By 2020, all cruise ships must burn fuel with a sulphur limit of 0.5%, regardless of where in the world they are operating, and considerable investment is required to bring sulphur levels down from the current standard of 1%. Fetten points to the Sunshine as an example of Carnival’s commitment to developing sustainable vessels capable of complying with increasingly stringent legislation.
"Carnival Sunshine has undergone a lot of environmental upgrades, including implementing a plan to produce our own reliable water supply," says Fetten. "We have developed groundbreaking ‘scrubber’ technology, and we are installing scrubbers on many of our ships throughout the Carnival family to comply with the EPA and IMO rules governing low-sulphur fuels and related emissions that come into force in 2015.

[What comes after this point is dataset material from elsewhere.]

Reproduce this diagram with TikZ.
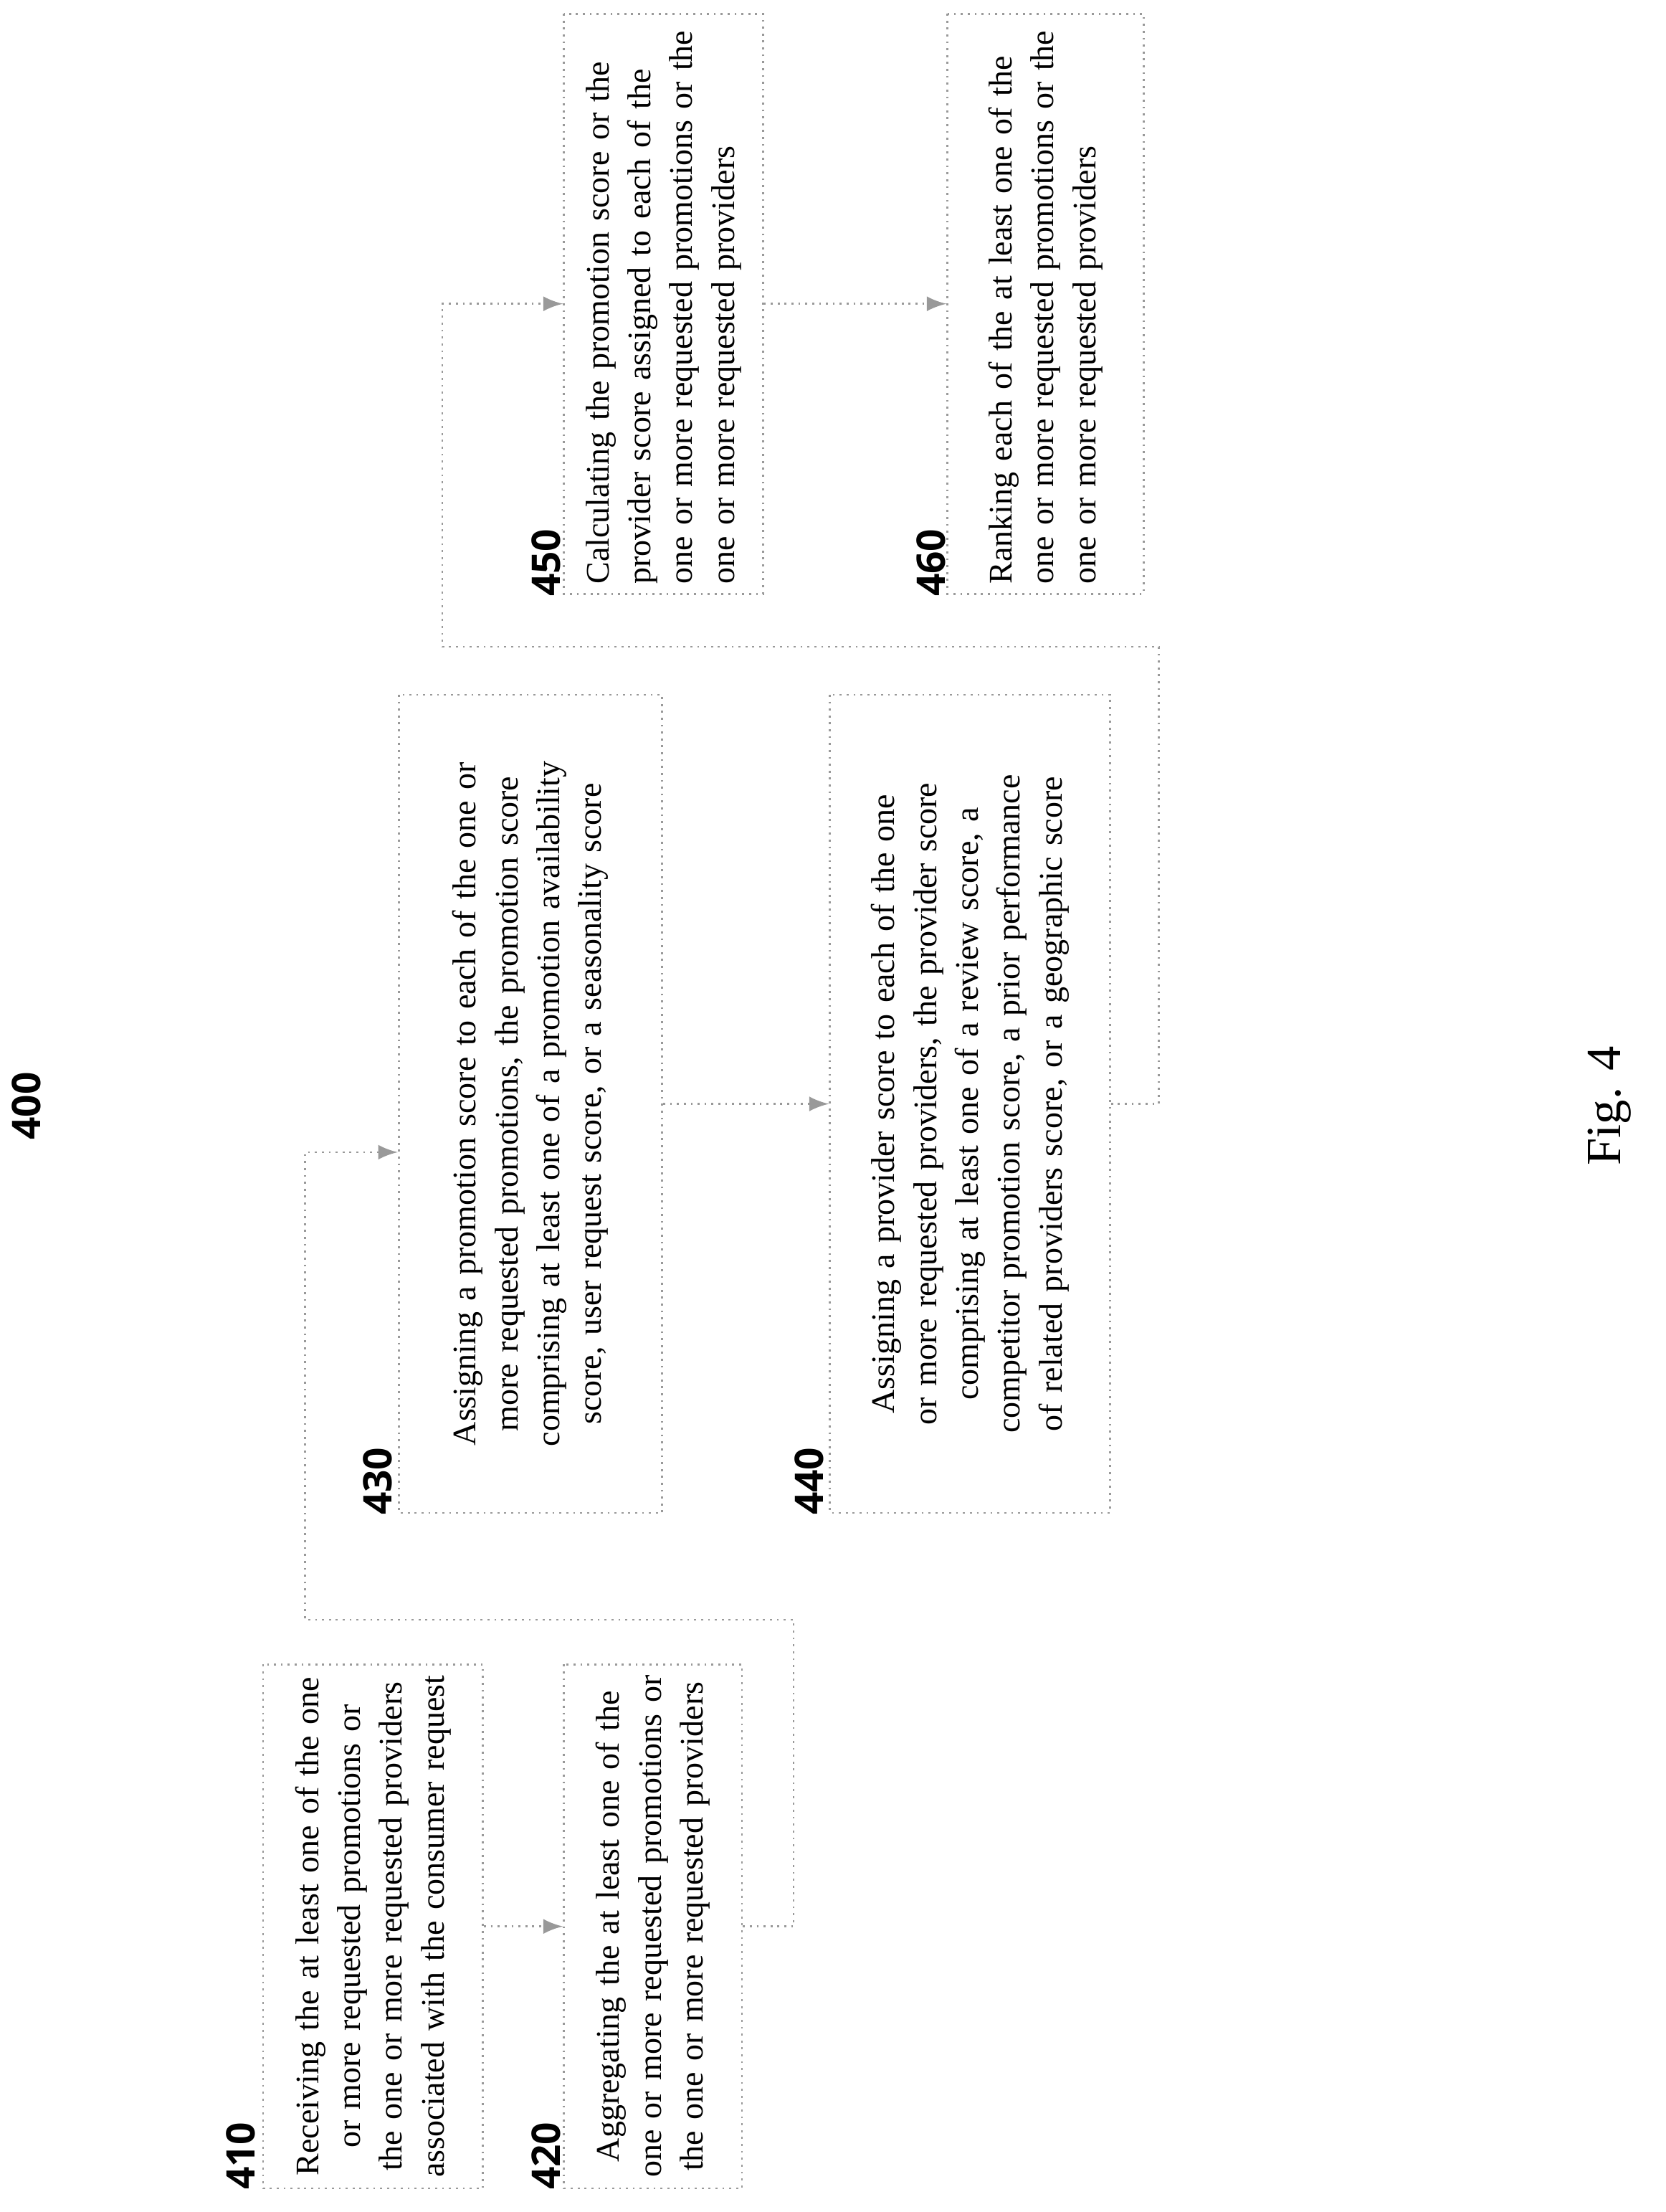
\documentclass[tikz,border=0pt]{standalone}
\usepackage{fontspec}
\setmainfont{Liberation Serif}
\newfontfamily\numfont{Open Sans}
\hyphenpenalty=10000
\exhyphenpenalty=10000
\begin{document}
\begin{tikzpicture}[x=0.01cm,y=-0.01cm,
    stepbox/.style={draw=gray!80,densely dotted,rotate=90,inner sep=2pt,font=\fontsize{6.7}{8.5}\selectfont},
    numlabel/.style={rotate=90,font=\numfont\bfseries\fontsize{8}{9}\selectfont},
    flow/.style={draw=gray!80,densely dotted,-latex}]
    \useasboundingbox (0,0) rectangle (1190,1580);
    % Kopf
    \node[numlabel] (fignum) at (19,790) {400};
    \node[rotate=90,font=\fontsize{10}{12}\selectfont] (figcap) at (1150,790) {Fig. 4};

    % Schritte
    \node[stepbox,minimum width=3.68cm,minimum height=1.57cm,text width=3.6cm,align=center] (s410) at (266.5,1376) {Receiving the at least one of the one or more requested promotions or the one or more requested providers associated with the consumer request};
    \node[stepbox,minimum width=3.68cm,minimum height=1.27cm,text width=3.6cm,align=center] (s420) at (466.5,1376) {Aggregating the at least one of the one or more requested promotions or the one or more requested providers};
    \node[stepbox,minimum width=5.83cm,minimum height=1.88cm,text width=5.7cm,align=center] (s430) at (379,788.5) {Assigning a promotion score to each of the one or more requested promotions, the promotion score comprising at least one of a promotion availability score, user request score, or a seasonality score};
    \node[stepbox,minimum width=5.83cm,minimum height=2.0cm,text width=5.7cm,align=center] (s440) at (693,788.5) {Assigning a provider score to each of the one or more requested providers, the provider score comprising at least one of a review score, a competitor promotion score, a prior performance of related providers score, or a geographic score};
    \node[stepbox,minimum width=4.1cm,minimum height=1.42cm,text width=4.0cm,align=left] (s450) at (474,217) {Calculating the promotion score or the provider score assigned to each of the one or more requested promotions or the one or more requested providers};
    \node[stepbox,minimum width=4.1cm,minimum height=1.40cm,text width=4.0cm,align=left] (s460) at (747,217) {Ranking each of the at least one of the one or more requested promotions or the one or more requested providers};

    % Nummern
    \node[numlabel] (n410) at (172,1540) {410};
    \node[numlabel] (n420) at (390,1540) {420};
    \node[numlabel] (n430) at (270,1058) {430};
    \node[numlabel] (n440) at (578,1058) {440};
    \node[numlabel] (n450) at (390,402) {450};
    \node[numlabel] (n460) at (665,402) {460};

    % Verbindungen
    \draw[flow] (s410.south) -- (s420.north);
    \draw[flow] (s420.south) -- (567,1376) -- (567,1157) -- (218,1157) -- (218,823) -- (s430.north |- 0,823);
    \draw[flow] (s430.south) -- (s440.north);
    \draw[flow] (s440.south) -- (828,788.5) -- (828,462) -- (316,462) -- (316,217) -- (s450.north);
    \draw[flow] (s450.south) -- (s460.north);
\end{tikzpicture}
\end{document}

"We are also installing new chillers to enhance the efficiency and reduce the CO2 footprint of our air-conditioning systems, the biggest consumers of energy. So there are numerous initiatives, such as this, that are introduced at times like these when the ship is out of service for some time."
Recovery position
The precipitous drop in the cost of new builds across the globe has coincided with increased demand for upgrade and refurbishment projects as shipyards chase new business and cruise operators look to upgrade aging fleets, revitalise brand and comply with safety and environmental regulations.

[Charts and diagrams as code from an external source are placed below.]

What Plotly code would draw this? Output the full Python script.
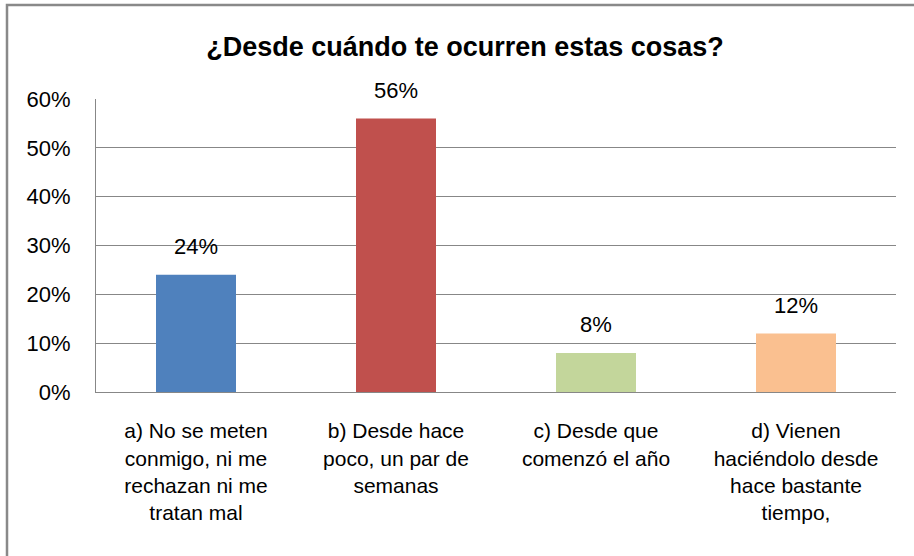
import plotly.graph_objects as go

categories = [
    "a) No se meten<br>conmigo, ni me<br>rechazan ni me<br>tratan mal",
    "b) Desde hace<br>poco, un par de<br>semanas",
    "c) Desde que<br>comenzó el año",
    "d) Vienen<br>haciéndolo desde<br>hace bastante<br>tiempo,",
]
values = [0.24, 0.56, 0.08, 0.12]
labels = ["24%", "56%", "8%", "12%"]
colors = ["#4F81BD", "#C0504D", "#C3D69B", "#FAC090"]

FONT = "Liberation Sans, Arial, sans-serif"

fig = go.Figure(
    go.Bar(
        x=categories,
        y=values,
        marker=dict(color=colors, line=dict(width=0)),
        width=0.4,
        hoverinfo="x+y",
    )
)

annotations = [
    dict(
        x=c,
        y=v,
        xref="x",
        yref="y",
        text=t,
        showarrow=False,
        yanchor="middle",
        yshift=28,
        font=dict(size=22, color="#000000", family=FONT),
    )
    for c, v, t in zip(categories, values, labels)
]

fig.update_layout(
    width=914,
    height=556,
    margin=dict(l=96, r=18, t=99, b=164, autoexpand=False),
    paper_bgcolor="white",
    plot_bgcolor="white",
    showlegend=False,
    title=dict(
        text="<b>¿Desde cuándo te ocurren estas cosas?</b>",
        x=(465 / 914),
        xanchor="center",
        y=1 - 47 / 556,
        yanchor="middle",
        font=dict(size=27, color="#000000", family=FONT),
    ),
    font=dict(family=FONT, color="#000000"),
    annotations=annotations,
    shapes=[
        dict(
            type="rect",
            xref="paper",
            yref="paper",
            x0=(7 - 96) / 800,
            x1=1.2,
            y0=-0.7,
            y1=(392 - 5) / 293,
            line=dict(color="#898989", width=2.5),
            fillcolor="rgba(0,0,0,0)",
            layer="below",
        )
    ],
)

fig.update_yaxes(
    range=[0, 0.6],
    dtick=0.1,
    tickformat=".0%",
    showgrid=True,
    gridcolor="#878787",
    gridwidth=1,
    showline=True,
    linecolor="#878787",
    linewidth=1,
    zeroline=False,
    ticks="",
    automargin=False,
    ticklabelstandoff=20,
    tickfont=dict(size=22, family=FONT, color="#000000"),
)
fig.update_xaxes(
    showline=True,
    linecolor="#878787",
    linewidth=1,
    ticks="",
    automargin=False,
    ticklabelstandoff=20,
    tickfont=dict(size=21, family=FONT, color="#000000"),
    tickangle=0,
)

fig.write_html(
    "out.html",
    config={"displayModeBar": False},
    post_script="document.body.style.margin='0px';document.body.style.overflow='hidden';",
)
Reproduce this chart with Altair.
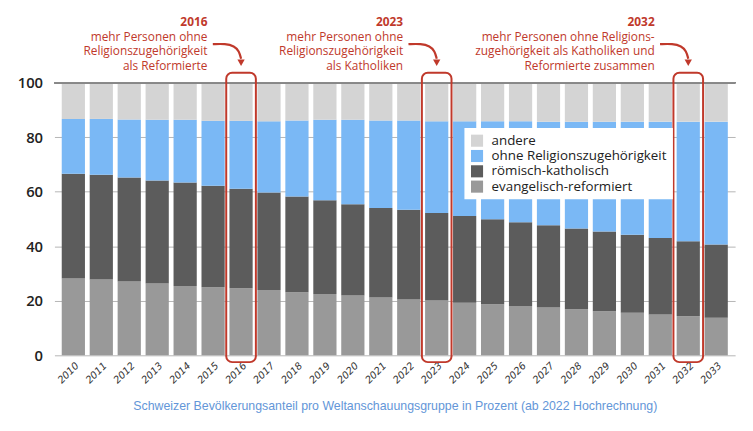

Against this backdrop, does Fetten think that the cruise ship refurbishment and upgrade market will remain buoyant at the expense of new builds?
"From the new-build side, everything runs in relation to branding − every brand has their own ideas and growth projections − but more important are brand enhancements," he says. "A ship that was designed or built 15-18 years ago may not be part of the philosophy today, so of course every brand would like to adjust that ship to a new brand-vision for a reasonable amount of money.
"Here’s my wish – that shipyards in Europe could take on bigger turnkey jobs, because then we wouldn’t need to do so many refurbishment projects in a given year. These projects tend to have a minimum preparation time of 12-18 months, and if you occupy up to 20 project managers on each project, you simply can’t do a hundred of them each year, which we might need to do. When you consider the average age of some of our ships, then you can see how much work we have in front of us."